Copy every line of the data that contains the string "source".

- [GIVEN DATA]:

::::

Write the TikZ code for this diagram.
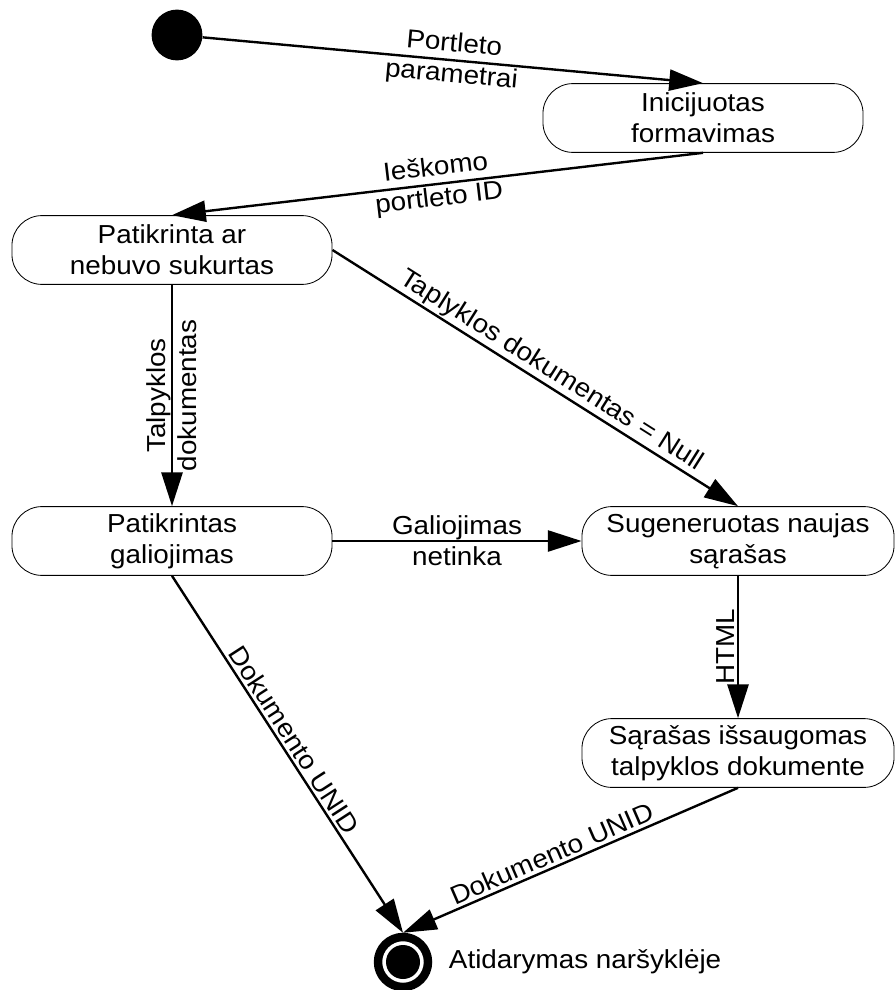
\documentclass[tikz,border=0pt]{standalone}
\usepackage{fontspec}
\setmainfont{Liberation Sans}[FakeStretch=1.07]
\usetikzlibrary{arrows.meta}

\tikzset{
	state/.style={draw, line width=.6pt, rounded corners=.75cm, minimum width=8cm,
		minimum height=1.72cm, align=center, inner sep=0pt},
	trans/.style={line width=1.7pt, -{Triangle[length=24pt,width=15pt]}},
	lbl/.style={align=center, inner sep=2pt},
}

\begin{document}
\begin{tikzpicture}[x=.025cm, y=-.025cm, font=\fontsize{18.5}{22}\selectfont]
	\useasboundingbox (0,0) rectangle (895,990);
	% states
	\node[circle, fill, inner sep=0pt, minimum size=1.27cm] (start) at (177,35) {};
	\node[state] (init) at (703,118) {Inicijuotas\\formavimas};
	\node[state] (check) at (172,250) {Patikrinta ar\\nebuvo sukurtas};
	\node[state] (valid) at (172,541) {Patikrintas\\galiojimas};
	\node[state, minimum width=7.8cm] (gen) at (738,541) {Sugeneruotas naujas\\sąrašas};
	\node[state, minimum width=7.8cm] (save) at (738,753) {Sąrašas išsaugomas\\talpyklos dokumente};
	\node[circle, draw, line width=6pt, inner sep=0pt, minimum size=1.25cm] (end) at (403,962) {};
	\node[circle, fill, inner sep=0pt, minimum size=.85cm] (endin) at (end) {};
	\node[anchor=west] (endlbl) at (444,962) {Atidarymas naršyklėje};
	% transitions
	\draw[trans] (start) -- node[lbl, sloped] {Portleto\\parametrai} (init.north);
	\draw[trans] (init.south) -- node[lbl, sloped] {Ieškomo\\portleto ID} (check.north);
	\draw[trans] (check.east) -- node[lbl, sloped, above, pos=.52, inner sep=1pt] {Taplyklos dokumentas = Null} (gen.north);
	\draw[trans] (check.south) -- node[lbl, rotate=90] {Talpyklos\\dokumentas} (valid.north);
	\draw[trans] (valid.east) -- node[lbl] {Galiojimas\\netinka} (gen.west);
	\draw[trans] (gen.south) -- node[lbl, rotate=90, above] {HTML} (save.north);
	\draw[trans] (valid.south) -- node[lbl, sloped, above, pos=.48] {Dokumento UNID} (end.north);
	\draw[trans] (save.south) -- node[lbl, sloped, above, pos=.54] {Dokumento UNID} (end.north);
\end{tikzpicture}
\end{document}
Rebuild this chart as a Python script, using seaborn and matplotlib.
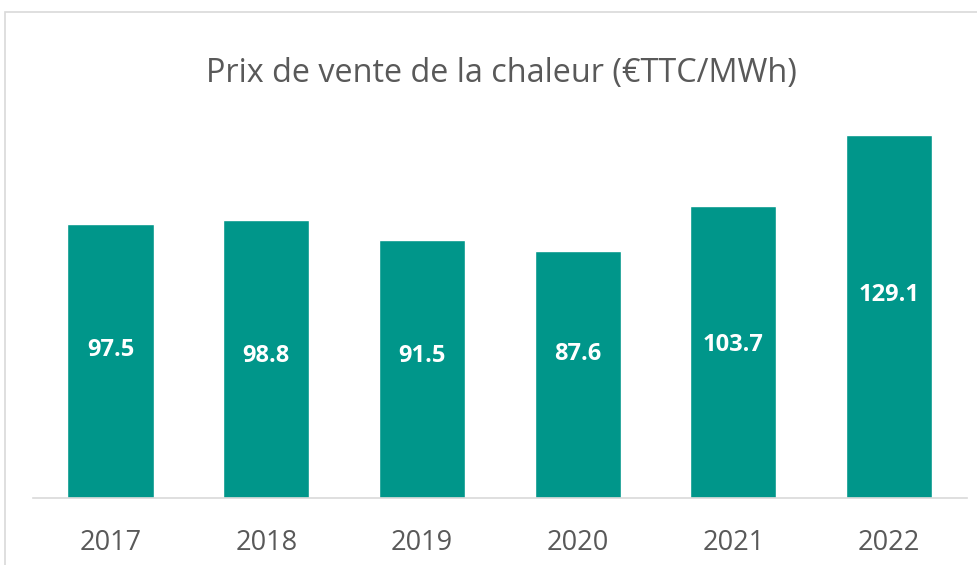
import matplotlib
matplotlib.use("Agg")
import matplotlib.pyplot as plt
import seaborn as sns
import pandas as pd
from matplotlib.patches import Rectangle

years = ["2017", "2018", "2019", "2020", "2021", "2022"]
prices = [97.5, 98.8, 91.5, 87.6, 103.7, 129.1]
label_heights = [52.6, 50.5, 50.5, 51.0, 54.4, 72.1]
title = "Prix de vente de la chaleur (€TTC/MWh)"

df = pd.DataFrame({"year": years, "price": prices})

sns.set_theme(style="white")
plt.rcParams["font.family"] = ["Open Sans", "DejaVu Sans"]

W, H = 978, 565
fig = plt.figure(figsize=(W / 100, H / 100), dpi=100)
ax = fig.add_axes([32.6 / W, (H - 498) / H, (967 - 32.6) / W, 394 / H])

bar_color = "#00968A"
sns.barplot(data=df, x="year", y="price", color=bar_color, width=0.553,
            saturation=1, ax=ax)
ax.set_xlim(-0.5, 5.5)
ax.set_ylim(0, 140)

for i, (v, ly) in enumerate(zip(prices, label_heights)):
    ax.text(i, ly, f"{v:.1f}", ha="center", va="center", color="white",
            fontsize=17, fontweight="bold")

for s in ["top", "right", "left"]:
    ax.spines[s].set_visible(False)
ax.spines["bottom"].set_color("#D9D9D9")
ax.spines["bottom"].set_linewidth(1.2)
ax.set_yticks([])
ax.set_xlabel("")
ax.set_ylabel("")
ax.tick_params(axis="x", length=0, pad=22, labelsize=19.5, labelcolor="#595959")

fig.text(501 / W, 1 - 73 / H, title, ha="center", va="center", fontsize=23.3,
         color="#595959")

fig.patches.append(Rectangle((5 / W, -0.05), 1.1, 1 - 12 / H + 0.05,
                             transform=fig.transFigure, fill=False,
                             edgecolor="#D9D9D9", linewidth=1.2))

fig.savefig("out.png", dpi=100)
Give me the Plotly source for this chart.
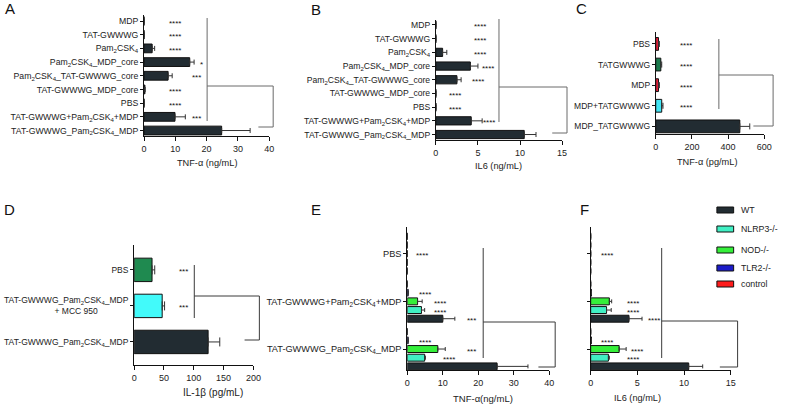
import plotly.graph_objects as go

FONT = "Liberation Sans, Arial, sans-serif"
P2 = "Pam<sub>2</sub>CSK<sub>4</sub>"

# ---------------- data ----------------
# Panel A  (TNF-alpha, ng/mL)
a_categories = ["MDP", "TAT-GWWWG", P2, P2 + "_MDP_core", P2 + "_TAT-GWWWG_core",
                "TAT-GWWWG_MDP_core", "PBS", "TAT-GWWWG+" + P2 + "+MDP",
                "TAT-GWWWG_" + P2 + "_MDP"]
a_values = [0, 0, 2.6, 14.6, 7.7, 0.3, 0, 9.9, 24.8]
a_err_top = [0, 0, 3.4, 16.0, 9.0, 0.3, 0, 13.2, 33.9]
a_stars = ["****", "****", "****", "*", "***", "****", "****", "***", ""]
a_star_x = [10, 10, 10, 18.3, 16.7, 10, 10, 16.7, 0]

# Panel B  (IL6, ng/mL)
b_categories = a_categories
b_values = [0, 0, 0.8, 4.1, 2.5, 0, 0, 4.2, 10.5]
b_err_top = [0, 0, 1.3, 5.0, 3.0, 0, 0, 5.5, 11.9]
b_stars = ["****", "****", "****", "****", "****", "****", "****", "****", ""]
b_star_x = [5.2, 5.2, 5.2, 6.2, 5.0, 2.3, 2.3, 6.3, 0]

# Panel C  (TNF-alpha, pg/mL)
c_categories = ["PBS", "TATGWWWG", "MDP", "MDP+TATGWWWG", "MDP_TATGWWWG"]
c_values = [15, 28, 15, 33, 465]
c_err_top = [20, 33, 20, 40, 520]
c_colors = ["#e8213b", "#1b7a4c", "#e8213b", "#42e6f5", "#222c32"]
c_stars = ["****", "****", "****", "****", ""]
c_star_x = [170, 170, 170, 170, 0]

# Panel D  (IL-1beta, pg/mL)
d_categories = ["PBS",
                "TAT-GWWWG_" + P2 + "_MDP<br>+ MCC 950" + "\u00a0" * 13,
                "TAT-GWWWG_" + P2 + "_MDP"]
d_values = [30, 47, 124]
d_err_top = [34.5, 51, 143.5]
d_colors = ["#1f8a50", "#42fafa", "#222c32"]
d_stars = ["***", "***", ""]
d_star_x = [83, 83, 0]

# Panels E / F  (knock-out mice)
ef_categories = ["PBS", "TAT-GWWWG+" + P2 + "+MDP", "TAT-GWWWG_" + P2 + "_MDP"]
series_names = ["WT", "NLRP3-/-", "NOD-/-", "TLR2-/-", "control"]
series_colors = ["#222c32", "#40f0c4", "#35ef3a", "#1c1cc8", "#ff1c1c"]

e_values = {
    "WT":       [0, 10.0, 25.3],
    "NLRP3-/-": [0, 4.0, 4.9],
    "NOD-/-":   [0, 2.9, 8.6],
    "TLR2-/-":  [0, 0.25, 0.25],
    "control":  [0, 0, 0],
}
e_err_top = {
    "WT":       [0, 13.4, 34.0],
    "NLRP3-/-": [0, 4.9, 5.1],
    "NOD-/-":   [0, 4.2, 10.7],
    "TLR2-/-":  [0, 0.25, 0.25],
    "control":  [0, 0, 0],
}
f_values = {
    "WT":       [0, 4.1, 10.5],
    "NLRP3-/-": [0, 1.7, 1.9],
    "NOD-/-":   [0, 2.0, 3.05],
    "TLR2-/-":  [0, 0.08, 0.08],
    "control":  [0, 0, 0],
}
f_err_top = {
    "WT":       [0, 5.5, 12.0],
    "NLRP3-/-": [0, 2.2, 2.0],
    "NOD-/-":   [0, 2.25, 3.8],
    "TLR2-/-":  [0, 0.08, 0.08],
    "control":  [0, 0, 0],
}
# stars: (category, series, text, x)
e_stars = [("PBS", "NOD-/-", "****", 4.2),
           (ef_categories[1], "TLR2-/-", "****", 5.0),
           (ef_categories[1], "NOD-/-", "****", 9.2),
           (ef_categories[1], "NLRP3-/-", "****", 9.2),
           (ef_categories[1], "WT", "***", 18.0),
           (ef_categories[2], "TLR2-/-", "****", 5.0),
           (ef_categories[2], "NOD-/-", "***", 18.0),
           (ef_categories[2], "NLRP3-/-", "****", 11.7)]
f_stars = [("PBS", "NOD-/-", "****", 1.8),
           (ef_categories[1], "NOD-/-", "****", 4.5),
           (ef_categories[1], "NLRP3-/-", "****", 4.5),
           (ef_categories[1], "WT", "****", 6.8),
           (ef_categories[2], "TLR2-/-", "****", 1.8),
           (ef_categories[2], "NOD-/-", "****", 5.0),
           (ef_categories[2], "NLRP3-/-", "****", 4.5)]

# ---------------- layout helpers ----------------
W, H = 788, 408


def xdom(x0, x1):
    return [x0 / W, x1 / W]


def ydom(top, bottom):
    return [1 - bottom / H, 1 - top / H]


def px(x):
    return x / W


def py(y):
    return 1 - y / H


fig = go.Figure()
DARK = "#222c32"


def err(values, tops, capw):
    return dict(type="data", symmetric=False,
                array=[t - v for t, v in zip(tops, values)],
                arrayminus=[0] * len(values),
                color="#333333", thickness=1, width=capw)


def single_panel(n, cats, vals, tops, colors, width, capw):
    order = list(reversed(cats))
    fig.add_trace(go.Bar(
        x=list(reversed(vals)), y=order, orientation="h",
        width=width,
        marker=dict(color=list(reversed(colors)) if isinstance(colors, list) else colors,
                    line=dict(color="#111111", width=1)),
        error_x=err(list(reversed(vals)), list(reversed(tops)), capw),
        xaxis="x" + ("" if n == 1 else str(n)),
        yaxis="y" + ("" if n == 1 else str(n)),
        showlegend=False, hoverinfo="skip"))


single_panel(1, a_categories, a_values, a_err_top, DARK, 0.64, 2.5)
single_panel(2, b_categories, b_values, b_err_top, DARK, 0.6, 2.5)
single_panel(3, c_categories, c_values, c_err_top, c_colors, 0.62, 3)
single_panel(4, d_categories, d_values, d_err_top, d_colors, 0.65, 4.5)

ef_order = list(reversed(ef_categories))
for panel, vals, tops in ((5, e_values, e_err_top), (6, f_values, f_err_top)):
    for name, col in zip(series_names, series_colors):
        v = list(reversed(vals[name]))
        t = list(reversed(tops[name]))
        fig.add_trace(go.Bar(
            x=v, y=ef_order, orientation="h", name=name,
            marker=dict(color=col, line=dict(color="#111111", width=1)),
            error_x=err(v, t, 2),
            xaxis="x" + str(panel), yaxis="y" + str(panel),
            showlegend=False, hoverinfo="skip"))

axis_common = dict(showline=True, linecolor="#111111", linewidth=1, ticks="outside",
                   ticklen=4, tickwidth=1, tickcolor="#111111", showgrid=False,
                   zeroline=False, fixedrange=True)


def xa(dom, rng, dtick, anchor, size=9):
    return dict(axis_common, domain=dom, range=rng, dtick=dtick, tick0=0, anchor=anchor,
                tickfont=dict(family=FONT, size=size, color="#222222"))


def ya(dom, rng, cats, anchor, size, labels=True):
    return dict(axis_common, domain=dom, range=rng, type="category",
                categoryorder="array", categoryarray=list(reversed(cats)), anchor=anchor,
                showticklabels=labels, ticklen=3,
                tickfont=dict(family=FONT, size=size, color="#222222"))


fig.update_layout(
    width=W, height=H, margin=dict(l=0, r=0, t=0, b=0),
    paper_bgcolor="white", plot_bgcolor="white",
    barmode="group", bargap=0.09, bargroupgap=0.2,
    font=dict(family=FONT, color="#222222"),
    xaxis=xa(xdom(143, 270), [0, 40], 10, "y"),
    yaxis=ya(ydom(15, 136), [-0.4, 8.44], a_categories, "x", 8.7),
    xaxis2=xa(xdom(439, 567), [0, 15], 5, "y2"),
    yaxis2=ya(ydom(19.5, 140), [-0.4, 8.4], b_categories, "x2", 8.6),
    xaxis3=xa(xdom(662, 772), [0, 600], 200, "y3"),
    yaxis3=ya(ydom(32, 134), [-0.37, 4.58], c_categories, "x3", 8.5),
    xaxis4=xa(xdom(133, 254), [0, 200], 50, "y4"),
    yaxis4=ya(ydom(245, 365), [-0.64, 2.69], d_categories, "x4", 8.5),
    xaxis5=xa(xdom(410, 554), [0, 40], 10, "y5"),
    yaxis5=ya(ydom(227, 370), [-0.44, 2.56], ef_categories, "x5", 9.2),
    xaxis6=xa(xdom(596, 738), [0, 15], 5, "y6"),
    yaxis6=ya(ydom(227, 370), [-0.44, 2.56], ef_categories, "x6", 9.2, labels=False),
)

annotations = []
shapes = []


def star_ann(n, x, yidx, text, yshift=-2):
    annotations.append(dict(x=x, y=yidx, xref="x" + ("" if n == 1 else str(n)),
                            yref="y" + ("" if n == 1 else str(n)), text=text,
                            showarrow=False, xanchor="center", yanchor="middle",
                            yshift=yshift,
                            font=dict(family=FONT, size=8, color="#111111")))


for n, cats, stars, sx in ((1, a_categories, a_stars, a_star_x),
                           (2, b_categories, b_stars, b_star_x),
                           (3, c_categories, c_stars, c_star_x),
                           (4, d_categories, d_stars, d_star_x)):
    k = len(cats)
    for i, (s, x) in enumerate(zip(stars, sx)):
        if s:
            star_ann(n, x, k - 1 - i, s)

slot = (1 - 0.09) / 5
slot_offset = {name: (i - 2) * slot for i, name in enumerate(series_names)}
for n, stars in ((5, e_stars), (6, f_stars)):
    for cat, ser, text, x in stars:
        idx = ef_order.index(cat)
        star_ann(n, x, idx + slot_offset[ser], text)

# panel letters
for letter, (lx, ly) in zip("ABCDEF", [(7, 8), (317, 9), (587, 8), (7, 210), (317, 210), (590, 210)]):
    annotations.append(dict(x=px(lx), y=py(ly), xref="paper", yref="paper", text=letter,
                            showarrow=False, xanchor="center", yanchor="middle",
                            font=dict(family=FONT, size=15, color="#111111")))

# axis titles
for text, (tx, ty), size in [("TNF-α (ng/mL)", (207, 163), 9.2),
                             ("IL6 (ng/mL)", (503, 166), 9.2),
                             ("TNF-α (pg/mL)", (714, 162), 9.2),
                             ("IL-1β (pg/mL)", (213, 392), 10),
                             ("TNF-α(ng/mL)", (487, 398), 9.5),
                             ("IL6 (ng/mL)", (643, 398), 9.2)]:
    annotations.append(dict(x=px(tx), y=py(ty), xref="paper", yref="paper", text=text,
                            showarrow=False, xanchor="center", yanchor="middle",
                            font=dict(family=FONT, size=size, color="#222222")))

# significance brackets (decorative, pixel coordinates)
brackets = [
    ("#6a6a6a", [(207, 18, 207, 121), (207, 86, 274, 86), (274, 86, 274, 127), (259, 127, 274, 127)]),
    ("#6a6a6a", [(503, 19, 503, 122), (503, 87, 572, 87), (572, 87, 572, 133), (557, 133, 572, 133)]),
    ("#6a6a6a", [(726, 39, 726, 109), (726, 75, 781, 75), (781, 75, 781, 126), (761, 126, 781, 126)]),
    ("#3a3a3a", [(194, 265, 194, 318), (194, 296, 260, 296), (260, 296, 260, 340), (245, 340, 260, 340)]),
    ("#3a3a3a", [(487, 248, 487, 358), (487, 322, 560, 322), (560, 322, 560, 367), (543, 367, 560, 367)]),
    ("#3a3a3a", [(668, 248, 668, 358), (668, 321, 745, 321), (745, 321, 745, 367), (727, 367, 745, 367)]),
]
for col, br in brackets:
    for x0, y0, x1, y1 in br:
        shapes.append(dict(type="line", xref="paper", yref="paper",
                           x0=px(x0), y0=py(y0), x1=px(x1), y1=py(y1),
                           line=dict(color=col, width=1)))

# manual legend for panels E/F
legend_y = [210, 229, 250, 268, 284]
for name, col, ly in zip(series_names, series_colors, legend_y):
    shapes.append(dict(type="rect", xref="paper", yref="paper",
                       x0=px(724), x1=px(741), y0=py(ly - 3), y1=py(ly + 3),
                       fillcolor=col, line=dict(color="#111111", width=1)))
    annotations.append(dict(x=px(746), y=py(ly), xref="paper", yref="paper", text=name,
                            showarrow=False, xanchor="left", yanchor="middle",
                            font=dict(family=FONT, size=8.8, color="#222222")))

fig.update_layout(annotations=annotations, shapes=shapes)
fig.write_html("out.html", config={"displayModeBar": False, "staticPlot": True},
               post_script="document.body.style.margin='0';document.body.style.padding='0';"
                           "document.body.style.overflow='hidden';")
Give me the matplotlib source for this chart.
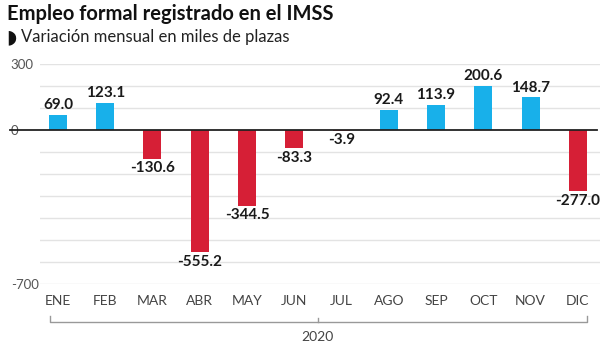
import matplotlib.pyplot as plt
import matplotlib.transforms as mtransforms
import numpy as np

plt.rcParams['font.family'] = ['Lato', 'DejaVu Sans']

meses = ['ENE', 'FEB', 'MAR', 'ABR', 'MAY', 'JUN', 'JUL', 'AGO', 'SEP', 'OCT', 'NOV', 'DIC']
valores = [69.0, 123.1, -130.6, -555.2, -344.5, -83.3, -3.9, 92.4, 113.9, 200.6, 148.7, -277.0]

azul = '#18b0ea'
rojo = '#d61f36'

fig = plt.figure(figsize=(6.09, 3.5), dpi=100)
ax = fig.add_axes([40/609, (350-284)/350, 560/609, 220/350])

x = np.arange(len(meses))
colores = [azul if v >= 0 else rojo for v in valores]
ax.bar(x, valores, width=0.38, color=colores, zorder=3)

ax.set_xlim(-0.38, 11.47)
ax.set_ylim(-700, 300)

# rejilla cada 100
for g in range(-700, 301, 100):
    if g != 0:
        ax.axhline(g, color='#e3e3e3', lw=1, zorder=1)
ax.axhline(0, xmin=-0.054, xmax=0.995, color='#222222', lw=1.3, zorder=4, clip_on=False)

# etiquetas de valor
for xi, v in zip(x, valores):
    if v >= 0:
        ax.text(xi, v + 12, f'{v:.1f}', ha='center', va='bottom', fontsize=11,
                fontweight='bold', color='#1a1a1a', zorder=5)
    else:
        ax.text(xi, v - 12, f'{v:.1f}', ha='center', va='top', fontsize=11,
                fontweight='bold', color='#1a1a1a', zorder=5)

# eje y
ax.set_yticks([300, 0, -700])
ax.set_yticklabels(['300', '0', '-700'])
ax.tick_params(axis='y', length=0, labelsize=9.5, labelcolor='#555555', pad=21)
for lab in ax.get_yticklabels():
    lab.set_horizontalalignment('left')

# eje x
ax.set_xticks(x)
ax.set_xticklabels(meses, fontsize=10, color='#444444')
ax.tick_params(axis='x', length=0, pad=8)

for s in ax.spines.values():
    s.set_visible(False)

# corchete del año
tr = mtransforms.blended_transform_factory(ax.transData, ax.transAxes)
ax.plot([-0.17, -0.17, 11.2, 11.2], [-0.145, -0.173, -0.173, -0.145], color='#999999',
        lw=1, transform=tr, clip_on=False)
ax.plot([5.5, 5.5], [-0.173, -0.155], color='#999999', lw=1, transform=tr, clip_on=False)
ax.text(5.5, -0.24, '2020', ha='center', va='center', fontsize=10, color='#444444',
        transform=tr)

# títulos
fig.text(7/609, 1 - 14/350, 'Empleo formal registrado en el IMSS', fontsize=14.5,
         fontweight='bold', color='#111111', va='center', ha='left')
fig.text(6/609, 1 - 37/350, '◗', fontsize=14, color='#111111', va='center', ha='left',
         family='DejaVu Sans')
fig.text(21/609, 1 - 37/350, 'Variación mensual en miles de plazas', fontsize=12,
         color='#222222', va='center', ha='left')

fig.savefig('out.png', dpi=100)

::::

- [TASK OUTPUT]:
Give me the Plotly source for this chart.
Give me the matplotlib source for this chart.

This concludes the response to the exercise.